Method Proposed for Avoidance of Data Replication in Distributed Storage System
Main Article Content
Abstract
Data replication is the process of copying and maintaining files in multiple locations to ensure consistency, reliability, and accessibility. Data replication in the cloud offers many benefits, but it also comes with certain drawbacks like increase storage cost. The process of replication can consume significant resources, including CPU, memory, and network bandwidth, which might impact the performance of primary systems or applications. Also Replicating data across different regions or cloud providers may expose it to additional security risks if proper encryption and access controls are not implemented. As the volume of data grows, the replication process might become more complex and resource-intensive, requiring additional infrastructure or optimization to handle the increased load [1].
The study consider example of GFS and HDFS which are two most used distributed file systems for dealing with huge clusters where big data lives [3].

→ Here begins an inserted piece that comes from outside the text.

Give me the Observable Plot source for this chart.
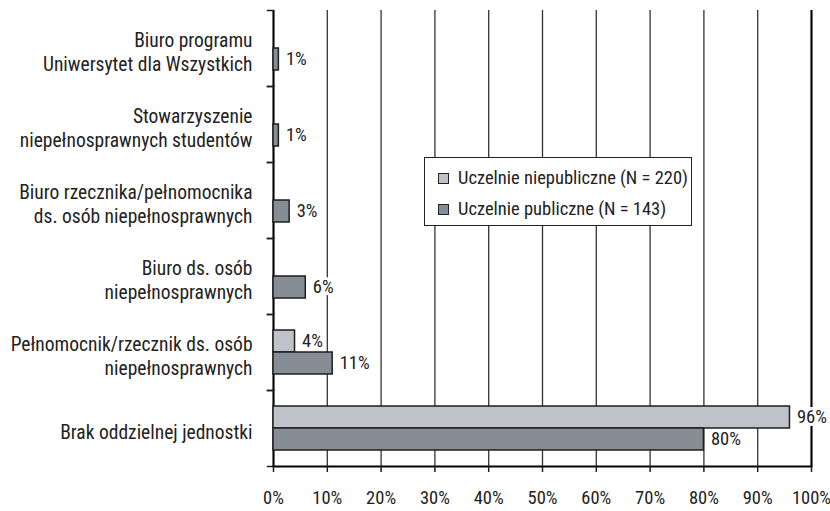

Avoiding data replication can be advantageous in terms of cost efficiency, resource utilization, and system simplicity. Efficient resource utilization in cloud storage involves optimizing how storage resources are allocated, used, and managed to achieve cost savings, performance improvements, and operational efficiency. The study suggest HoneyBee algorithm for resource optimization. HoneyBee is a cloud-native storage system designed to optimize data placement and resource utilization in distributed storage environments.